Attendance plummeted across classrooms as children recovered from acute dehydration at home. For those present, intense speculation regarding expired pantry items overshadowed lessons.
The shutdown upended routines due to the school’s strict mandate making institutional meals compulsory; home tiffins are explicitly banned without an administrative exemption backed by a medical certificate.
The sudden reversal threw double-income families into logistical panic.
"My husband and I log into work early, so we rely entirely on the mandatory mess," said corporate executive Shalini Sen. "Waking up at 5:30 a.m. to cook a full lunch from scratch and manage a commute exhausted us. The school charges premium fees; this negligence is entirely unacceptable when they take away our choice to feed our children."

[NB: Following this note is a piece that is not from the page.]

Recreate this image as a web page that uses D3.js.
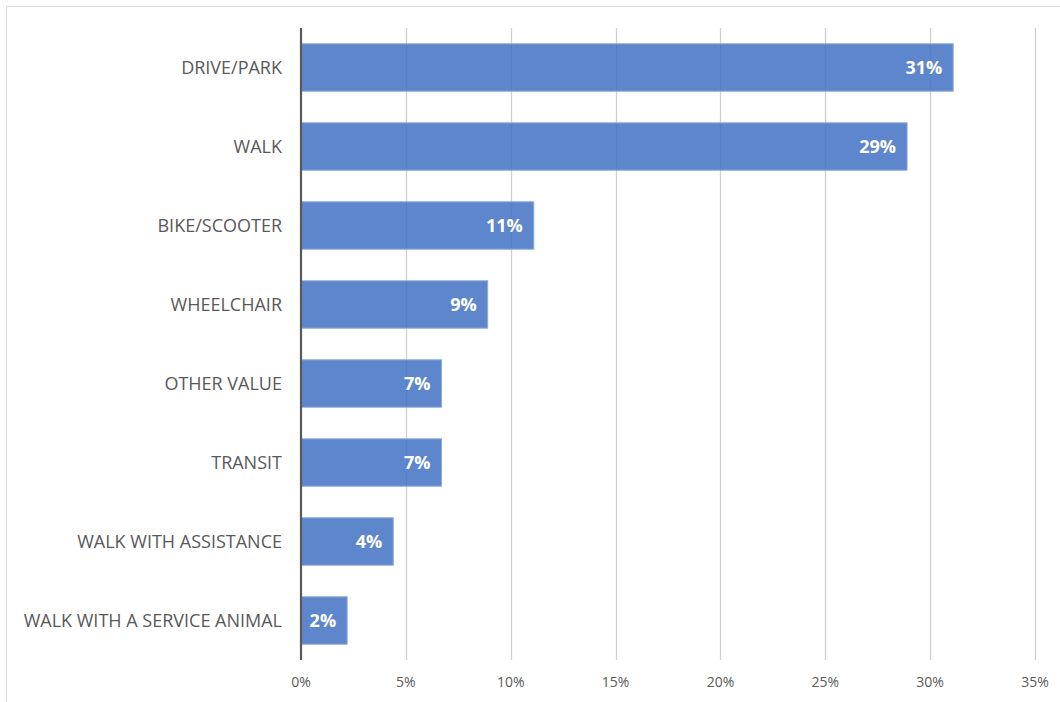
<!DOCTYPE html>
<html>
<head>
<meta charset="utf-8">
<script src="https://cdn.jsdelivr.net/npm/d3@7"></script>
<style>
  html, body { margin: 0; padding: 0; background: #ffffff; }
  svg { display: block; }
</style>
</head>
<body>
<svg id="chart" width="1060" height="702"></svg>
<script>
// Travel modes and their share of responses (percent)
const categories = [
  "DRIVE/PARK",
  "WALK",
  "BIKE/SCOOTER",
  "WHEELCHAIR",
  "OTHER VALUE",
  "TRANSIT",
  "WALK WITH ASSISTANCE",
  "WALK WITH A SERVICE ANIMAL"
];
const shares = [31.1, 28.9, 11.1, 8.9, 6.7, 6.7, 4.4, 2.2];
const tickValues = [0, 5, 10, 15, 20, 25, 30, 35];

const data = categories.map((c, i) => ({ category: c, value: shares[i] }));

const svg = d3.select("#chart");
const W = 1060, H = 702;

// Outer chart frame
svg.append("rect")
  .attr("x", 6.5).attr("y", 6.5)
  .attr("width", W + 10).attr("height", H + 10)
  .attr("fill", "#ffffff")
  .attr("stroke", "#d9d9d9")
  .attr("stroke-width", 1);

const plot = { left: 301, right: 1035, top: 28, bottom: 660 };

const x = d3.scaleLinear().domain([0, 35]).range([plot.left, plot.right]);
const y = d3.scaleBand()
  .domain(categories)
  .range([plot.top, plot.bottom])
  .paddingInner(0.4)
  .paddingOuter(0.2);

// Vertical gridlines
svg.append("g")
  .selectAll("line")
  .data(tickValues.filter(t => t > 0))
  .join("line")
  .attr("x1", d => Math.round(x(d)) + 0.5)
  .attr("x2", d => Math.round(x(d)) + 0.5)
  .attr("y1", plot.top)
  .attr("y2", plot.bottom)
  .attr("stroke", "#cfcfcf")
  .attr("stroke-width", 1.3);

// Bars
svg.append("g")
  .selectAll("rect")
  .data(data)
  .join("rect")
  .attr("x", x(0))
  .attr("y", d => y(d.category))
  .attr("width", d => x(d.value) - x(0))
  .attr("height", y.bandwidth())
  .attr("fill", "#4472c4")
  .attr("fill-opacity", 0.86)
  .attr("stroke", "#8eaadb")
  .attr("stroke-width", 1);

// Value labels inside bar ends
svg.append("g")
  .selectAll("text")
  .data(data)
  .join("text")
  .attr("x", d => x(d.value) - 11)
  .attr("y", d => y(d.category) + y.bandwidth() / 2)
  .attr("dy", "0.36em")
  .attr("text-anchor", "end")
  .attr("fill", "#ffffff")
  .attr("font-family", "'Open Sans', sans-serif")
  .attr("font-weight", 700)
  .attr("font-size", "18px")
  .text(d => Math.round(d.value) + "%");

// Category axis line
svg.append("line")
  .attr("x1", x(0)).attr("x2", x(0))
  .attr("y1", plot.top).attr("y2", plot.bottom)
  .attr("stroke", "#595959")
  .attr("stroke-width", 2.2);

// Category labels
svg.append("g")
  .selectAll("text")
  .data(categories)
  .join("text")
  .attr("x", 282)
  .attr("y", d => y(d) + y.bandwidth() / 2)
  .attr("dy", "0.35em")
  .attr("text-anchor", "end")
  .attr("fill", "#595959")
  .attr("font-family", "'Open Sans', sans-serif")
  .attr("font-size", "18px")
  .text(d => d);

// Value axis tick labels
svg.append("g")
  .selectAll("text")
  .data(tickValues)
  .join("text")
  .attr("x", d => x(d))
  .attr("y", 682)
  .attr("dy", "0.35em")
  .attr("text-anchor", "middle")
  .attr("fill", "#595959")
  .attr("font-family", "'Open Sans', sans-serif")
  .attr("font-size", "14px")
  .text(d => d + "%");
</script>
</body>
</html>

Pediatrician Dr. Nidhi Sharma noted the systemic risks: "Families face a health risk and logistical nightmare simultaneously. We are rearranging professional mornings because the school failed to monitor expiry dates."
Faculty members, who normally eat on campus, also faced early morning chaos. "Teachers arrive exceptionally early and lack the habit of packing tiffins at 5:30 a.m.," a senior coordinator admitted anonymously.
Junior Wing Headmistress Richa Tiwari stated that the school launched an internal probe. "The food was cooked fresh and nothing was stale. The last meal was eaten Saturday afternoon and complaints started Monday." she said.
However, officials seizing 10 packets of expired spices and two expired snack bags has deeply fractured trust. "If they force our children to eat their food by contract, safety standards must be flawless." stated parent Rajiv Khandelwal. State laboratories are processing 23 samples while dining halls remain dark.